De Yolande Moreau
France/Belgique, 2012, 1h47
Festival de Cannes 2013, Quinzaine des réalisateurs.
Sortie en France le 4 décembre 2013.
avec Candy Ming, Pippo Delbono.
Étrange rencontre entre une jeune handicapée, très déterminée et un homme bien fatigué, pour une promenade, entre chien et loup, sur les plages du Nord.
Lorsqu’elle entre dans le film, elle n’a pas de nom propre, c’est juste « un papillon blanc », du nom de l’institution d’où elle vient, qui accueille des adultes handicapés mentaux, comme elle. Elle a été embauchée pour donner un coup de main dans un restaurant. Elle aura à cœur, pendant tout le reste du film, de devenir un vrai personnage, de prendre son envol de grande personne à part entière, d’avoir un nom à elle. Rosette. Comme sa lointaine cousine, la Rosetta des frères Dardenne, c’est une cabossée de la vie, dans un environnement qui l’est tout autant. Si elle ne porte pas de collants orange vif, comme elle, elle devra lutter pour imposer sa vision du monde.

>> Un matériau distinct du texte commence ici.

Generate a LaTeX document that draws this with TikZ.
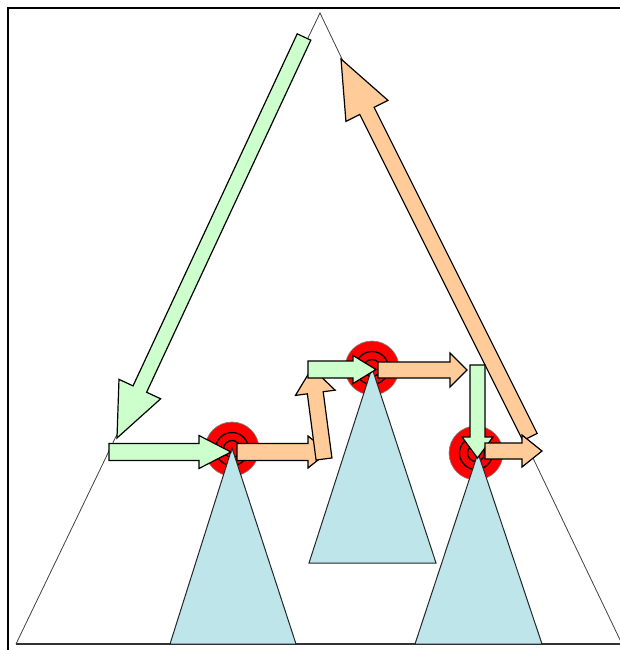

C’est le deuxième long-métrage de l’actrice et réalisatrice belge Yolande Moreau, après Quand la mer monte (2004). Elle pose son histoire chez elle, dans les brumes mélancoliques du Nord, où on trompe l’ennui avec des copains et beaucoup de bières. Le mal de vivre est poisseux comme les tables des cafés et si les fêlures sont minuscules, elles sont si nombreuses que ça fait vite un gros terril. Des personnages rudes, un peu bêtes mais pas méchants. Ils sont ancrés dans une sinistre réalité économique et sociale. Peu de dialogues, des images composées avec soin et, ça et là , des moments de grâce : le souffle d’un courant d’air dans un rideau de voile blanc, l’envol des pigeons voyageurs, la mer du Nord. Ou, à la sortie de l’église après un enterrement lorsque la seule musique qu’on entende est celle « d’un concert de lieux communs »
Dans cette atmosphère burlesque, astringente et poétique, la tension du drame n’est jamais loin et les situations frisent parfois l’outrance, sans jamais y tomber. Comme tout le monde, Rosette veut être aimée, elle a envie d »une vie ordinaire, même si pour ça, elle doit mentir et manipuler les moins tenaces qu’elle, dont Henri, qui ne demandait rien. Yolande Moreau : « Les personnes handicapées mentales m’ont toujours fascinée. Ils sont le reflet de notre propre désarroi. J’ai senti très vite le danger, les pièges à éviter : je ne voulais pas dépeindre le monde des handicapés comme quelque chose de pseudo-poétique, de mignon. Je voulais un film âpre. Il me fallait les filmer à la bonne distance, proche mais sans sensiblerie ni mièvrerie. » Si le personnage de Rosette est interprétée par la chanteuse et actrice Ming, les autres handicapés le sont vraiment. Ils appartiennent à une troupe de théâtre et ont l’habitude de jouer. Lorsque la réalisatrice les a sollicité pour son film, ils ont été un peu déçu de voir qu’ils devaient jouer leur propre rôle.
Chez Yolande Moreau, la normalité est teintée d’un grain de folie et le handicap d’une saine énergie. Comme Henri, les hommes sont essorés par la misère économique et culturelle, par un trop plein de bière. Seule Rosette a encore l’envie et la force de changer le cours des choses. Un conte de fée un peu noir qui brouille les certitudes et pose de bonnes questions.